Executive recommendations for construction ERP implementation planning
First, treat ERP planning as a cross-functional transformation program, not a finance-led system replacement. Construction performance depends on synchronized execution between project controls, procurement, field operations, and financial governance.
Second, prioritize workflows that protect margin and cash. Change orders, commitments, billing, subcontractor claims, labor capture, and forecasting should receive more design attention than low-impact administrative processes.
Third, invest in master data and reporting architecture early. Without common job, cost, vendor, and entity structures, operational visibility will remain fragmented even after go-live.

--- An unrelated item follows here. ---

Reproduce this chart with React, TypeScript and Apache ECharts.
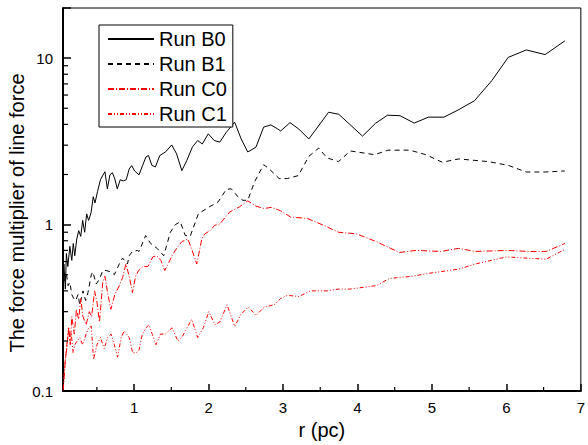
import React, { useEffect, useRef } from "react";
import * as echarts from "echarts";

const runB0: [number, number][] = [
  [0.044, 0.44], [0.057, 0.58], [0.077, 0.41], [0.09, 0.67], [0.11, 0.56], [0.137, 0.74], [0.163, 0.61],
  [0.183, 0.77], [0.203, 0.65], [0.23, 0.82], [0.256, 0.92], [0.283, 0.85], [0.309, 1.06], [0.336, 0.9],
  [0.363, 1.16], [0.389, 1.06], [0.422, 1.18], [0.451, 1.47], [0.475, 1.35], [0.509, 1.58], [0.548, 1.86],
  [0.575, 1.96], [0.608, 2.08], [0.641, 1.64], [0.675, 1.99], [0.708, 2.05], [0.741, 1.88], [0.774, 1.64],
  [0.814, 1.86], [0.854, 1.83], [0.894, 1.86], [0.934, 2.16], [0.967, 2.26], [1.007, 2.1], [1.066, 1.99],
  [1.113, 2.26], [1.159, 2.55], [1.193, 2.6], [1.239, 2.27], [1.286, 2.22], [1.345, 2.6], [1.425, 2.74],
  [1.505, 3.01], [1.571, 2.66], [1.641, 2.11], [1.708, 2.43], [1.784, 2.93], [1.854, 3.2], [1.916, 3.05],
  [1.996, 3.51], [2.076, 3.2], [2.151, 3.13], [2.239, 3.59], [2.351, 4.12], [2.438, 3.27], [2.527, 2.73],
  [2.637, 2.92], [2.74, 3.85], [2.837, 3.97], [2.926, 3.76], [2.969, 3.65], [3.094, 4.1], [3.214, 3.74],
  [3.347, 3.27], [3.612, 4.73], [3.749, 4.6], [4.068, 3.4], [4.24, 4.05], [4.404, 4.54], [4.572, 4.51],
  [4.762, 4.07], [4.953, 4.42], [5.161, 4.42], [5.352, 4.88], [5.572, 5.55], [5.803, 7.31], [6.024, 10.1],
  [6.268, 11.2], [6.521, 10.5], [6.786, 12.7],
];

const runB1: [number, number][] = [
  [0.064, 0.46], [0.09, 0.51], [0.114, 0.43], [0.137, 0.45], [0.163, 0.38], [0.19, 0.36], [0.216, 0.35],
  [0.247, 0.38], [0.27, 0.33], [0.292, 0.36], [0.313, 0.4], [0.349, 0.35], [0.38, 0.39], [0.425, 0.5],
  [0.446, 0.52], [0.491, 0.44], [0.535, 0.47], [0.579, 0.53], [0.624, 0.53], [0.691, 0.52], [0.734, 0.5],
  [0.801, 0.58], [0.845, 0.63], [0.911, 0.58], [0.934, 0.65], [0.977, 0.69], [1.044, 0.7], [1.066, 0.69],
  [1.155, 0.86], [1.222, 0.77], [1.309, 0.72], [1.398, 0.65], [1.487, 0.9], [1.554, 1.0], [1.62, 1.04],
  [1.687, 0.86], [1.753, 0.85], [1.863, 1.16], [1.973, 1.25], [2.129, 1.37], [2.239, 1.63], [2.305, 1.64],
  [2.394, 1.47], [2.461, 1.4], [2.527, 1.4], [2.616, 1.8], [2.74, 2.29], [2.815, 2.16], [2.948, 1.89],
  [3.058, 1.89], [3.205, 1.97], [3.347, 2.57], [3.479, 2.88], [3.59, 2.52], [3.745, 2.39], [3.904, 2.77],
  [4.231, 2.63], [4.409, 2.8], [4.705, 2.8], [4.918, 2.63], [5.139, 2.37], [5.36, 2.48], [5.758, 2.39],
  [6.024, 2.27], [6.268, 2.07], [6.521, 2.07], [6.786, 2.1],
];

const runC0: [number, number][] = [
  [0.048, 0.101], [0.07, 0.14], [0.097, 0.19], [0.124, 0.24], [0.143, 0.19], [0.163, 0.28], [0.197, 0.22],
  [0.226, 0.31], [0.256, 0.27], [0.283, 0.36], [0.313, 0.28], [0.356, 0.25], [0.398, 0.3], [0.429, 0.28],
  [0.469, 0.4], [0.502, 0.34], [0.535, 0.26], [0.579, 0.45], [0.608, 0.49], [0.648, 0.38], [0.688, 0.31],
  [0.741, 0.38], [0.801, 0.43], [0.845, 0.48], [0.89, 0.58], [0.934, 0.49], [0.977, 0.39], [1.02, 0.49],
  [1.06, 0.53], [1.12, 0.56], [1.186, 0.56], [1.252, 0.64], [1.305, 0.65], [1.359, 0.61], [1.412, 0.53],
  [1.465, 0.59], [1.509, 0.65], [1.571, 0.72], [1.641, 0.79], [1.721, 0.82], [1.77, 0.72], [1.841, 0.58],
  [1.91, 0.82], [1.95, 0.88], [2.019, 0.92], [2.082, 0.99], [2.151, 1.01], [2.284, 1.19], [2.417, 1.28],
  [2.527, 1.39], [2.637, 1.29], [2.749, 1.25], [2.846, 1.27], [2.969, 1.21], [3.102, 1.11], [3.324, 1.09],
  [3.546, 0.99], [3.745, 0.9], [3.988, 0.88], [4.254, 0.79], [4.563, 0.68], [4.785, 0.7], [5.117, 0.69],
  [5.36, 0.72], [5.582, 0.69], [6.024, 0.7], [6.29, 0.69], [6.534, 0.69], [6.786, 0.77],
];

const runC1: [number, number][] = [
  [0.048, 0.104], [0.077, 0.158], [0.097, 0.18], [0.117, 0.24], [0.137, 0.2], [0.157, 0.22], [0.181, 0.17],
  [0.203, 0.19], [0.236, 0.2], [0.27, 0.21], [0.309, 0.19], [0.356, 0.22], [0.389, 0.24], [0.425, 0.245],
  [0.455, 0.155], [0.502, 0.19], [0.548, 0.21], [0.598, 0.18], [0.645, 0.21], [0.691, 0.22], [0.734, 0.19],
  [0.778, 0.16], [0.827, 0.21], [0.867, 0.23], [0.934, 0.21], [0.98, 0.17], [1.027, 0.17], [1.066, 0.176],
  [1.11, 0.22], [1.159, 0.24], [1.199, 0.25], [1.243, 0.22], [1.292, 0.19], [1.355, 0.22], [1.421, 0.22],
  [1.509, 0.24], [1.588, 0.2], [1.641, 0.21], [1.774, 0.27], [1.854, 0.21], [1.93, 0.24], [2.003, 0.3],
  [2.085, 0.25], [2.151, 0.26], [2.248, 0.33], [2.351, 0.245], [2.438, 0.29], [2.534, 0.32], [2.637, 0.285],
  [2.749, 0.32], [2.882, 0.33], [2.969, 0.36], [3.058, 0.376], [3.214, 0.37], [3.368, 0.4], [3.59, 0.4],
  [3.745, 0.41], [3.899, 0.41], [4.077, 0.42], [4.254, 0.43], [4.43, 0.475], [4.741, 0.49], [4.961, 0.51],
  [5.36, 0.54], [5.582, 0.58], [6.003, 0.64], [6.246, 0.63], [6.534, 0.62], [6.786, 0.71],
];

const seriesNames = ["Run B0", "Run B1", "Run C0", "Run C1"];
const xTickLabels = [1, 2, 3, 4, 5, 6, 7];
const xMinorTicks = [0.5, 1.5, 2.5, 3.5, 4.5, 5.5, 6.5];
const yTickLabels = [0.1, 1, 10];
const yMinorTicks = [0.2, 0.3, 0.4, 0.5, 0.6, 0.7, 0.8, 0.9, 2, 3, 4, 5, 6, 7, 8, 9];

const X_MIN = 0.045;
const X_MAX = 7;
const Y_MIN = 0.1;
const Y_MAX = 20;
const FONT = '"Liberation Sans", Arial, Helvetica, sans-serif';

export default function App() {
  const ref = useRef<HTMLDivElement>(null);

  useEffect(() => {
    const chart = echarts.init(ref.current!, null, { renderer: "svg" });

    const lineSeries = (name: string, data: [number, number][], color: string, type: any) => ({
      name,
      type: "line",
      data,
      symbol: "none",
      showSymbol: false,
      clip: true,
      lineStyle: { color, width: 1, type },
      itemStyle: { color, opacity: 0 },
      z: 3,
    });

    const tickSeries = (name: string, data: number[][], dx: number, dy: number) => ({
      name,
      type: "custom",
      silent: true,
      coordinateSystem: "cartesian2d",
      data,
      encode: { x: 0, y: 1 },
      clip: false,
      z: 5,
      renderItem: (_params: any, api: any) => {
        const p = api.coord([api.value(0), api.value(1)]);
        return {
          type: "line",
          shape: { x1: p[0], y1: p[1], x2: p[0] + dx, y2: p[1] + dy },
          style: { stroke: "#000", lineWidth: 1.2 },
        };
      },
    });

    chart.setOption({
      animation: false,
      backgroundColor: "#fff",
      textStyle: { fontFamily: FONT },
      grid: {
        left: 63,
        right: 1,
        top: 8,
        bottom: 52,
        show: true,
        borderColor: "#000",
        borderWidth: 1,
        backgroundColor: "transparent",
      },
      legend: {
        orient: "vertical",
        left: 99,
        top: 25,
        data: seriesNames,
        itemWidth: 46,
        itemHeight: 20,
        itemGap: 5,
        padding: [4, 6, 3, 8],
        borderColor: "#000",
        borderWidth: 1,
        backgroundColor: "#fff",
        selectedMode: false,
        itemStyle: { opacity: 0 },
        textStyle: { fontSize: 20, color: "#000", fontFamily: FONT },
      },
      xAxis: {
        type: "value",
        min: X_MIN,
        max: X_MAX,
        axisLine: { show: true, onZero: false, lineStyle: { color: "#000", width: 2 } },
        axisTick: {
          show: true,
          inside: true,
          length: 7,
          customValues: xTickLabels,
          lineStyle: { color: "#000", width: 1.5 },
        },
        axisLabel: {
          customValues: xTickLabels,
          color: "#000",
          fontSize: 15,
          margin: 9,
          fontFamily: FONT,
        },
        splitLine: { show: false },
        name: "r (pc)",
        nameLocation: "middle",
        nameGap: 24,
        nameTextStyle: { fontSize: 20, color: "#000", fontFamily: FONT },
      },
      yAxis: {
        type: "log",
        logBase: 10,
        min: Y_MIN,
        max: Y_MAX,
        axisLine: { show: true, onZero: false, lineStyle: { color: "#000", width: 2 } },
        axisTick: { show: true, inside: true, length: 8, lineStyle: { color: "#000", width: 1.5 } },
        axisLabel: {
          color: "#000",
          fontSize: 15,
          margin: 10,
          fontFamily: FONT,
          formatter: (v: number) => {
            const t = yTickLabels.find((k) => Math.abs(k - v) / k < 1e-6);
            return t === undefined ? "" : String(t);
          },
        },
        splitLine: { show: false },
        minorTick: { show: false },
      },
      series: [
        lineSeries(seriesNames[0], runB0, "#000000", "solid"),
        lineSeries(seriesNames[1], runB1, "#000000", [5, 4]),
        lineSeries(seriesNames[2], runC0, "#ff0000", [6, 2, 1, 2]),
        lineSeries(seriesNames[3], runC1, "#ff0000", [4, 2, 1, 2, 1, 2]),
        tickSeries("yMinor", yMinorTicks.map((v) => [X_MIN, v]), 5, 0),
        tickSeries("xMinor", xMinorTicks.map((v) => [v, Y_MIN]), 0, -4),
      ],
      graphic: [
        {
          type: "text",
          x: 17,
          y: 213,
          rotation: Math.PI / 2,
          style: {
            text: "The force multiplier of line force",
            font: `20px ${FONT}`,
            fill: "#000",
            align: "center",
            verticalAlign: "middle",
          },
        },
      ],
    });

    return () => chart.dispose();
  }, []);

  return (
    <div
      ref={ref}
      style={{ position: "fixed", left: 0, top: 0, width: 588, height: 445, background: "#fff" }}
    />
  );
}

Fourth, design for field adoption. If mobile capture is slow, unclear, or disconnected from daily site realities, data quality will deteriorate. Field alignment requires practical user experience, offline considerations, and supervisor accountability.
Finally, build for continuous modernization. Construction ERP should support future analytics, AI automation, workflow extensions, and integration with estimating, scheduling, equipment, and document ecosystems. The implementation plan should create a scalable digital operations foundation rather than a one-time deployment milestone.
The strategic outcome
A well-planned construction ERP implementation creates more than system consolidation. It establishes an enterprise operating architecture that aligns finance, operations, and field execution around shared workflows, governed data, and real-time operational intelligence. That alignment improves decision speed, strengthens control, supports growth, and increases resilience in a project-driven environment where timing and visibility directly affect profitability.
For construction leaders, the question is no longer whether ERP matters. The question is whether the implementation plan is robust enough to turn fragmented project administration into connected enterprise operations.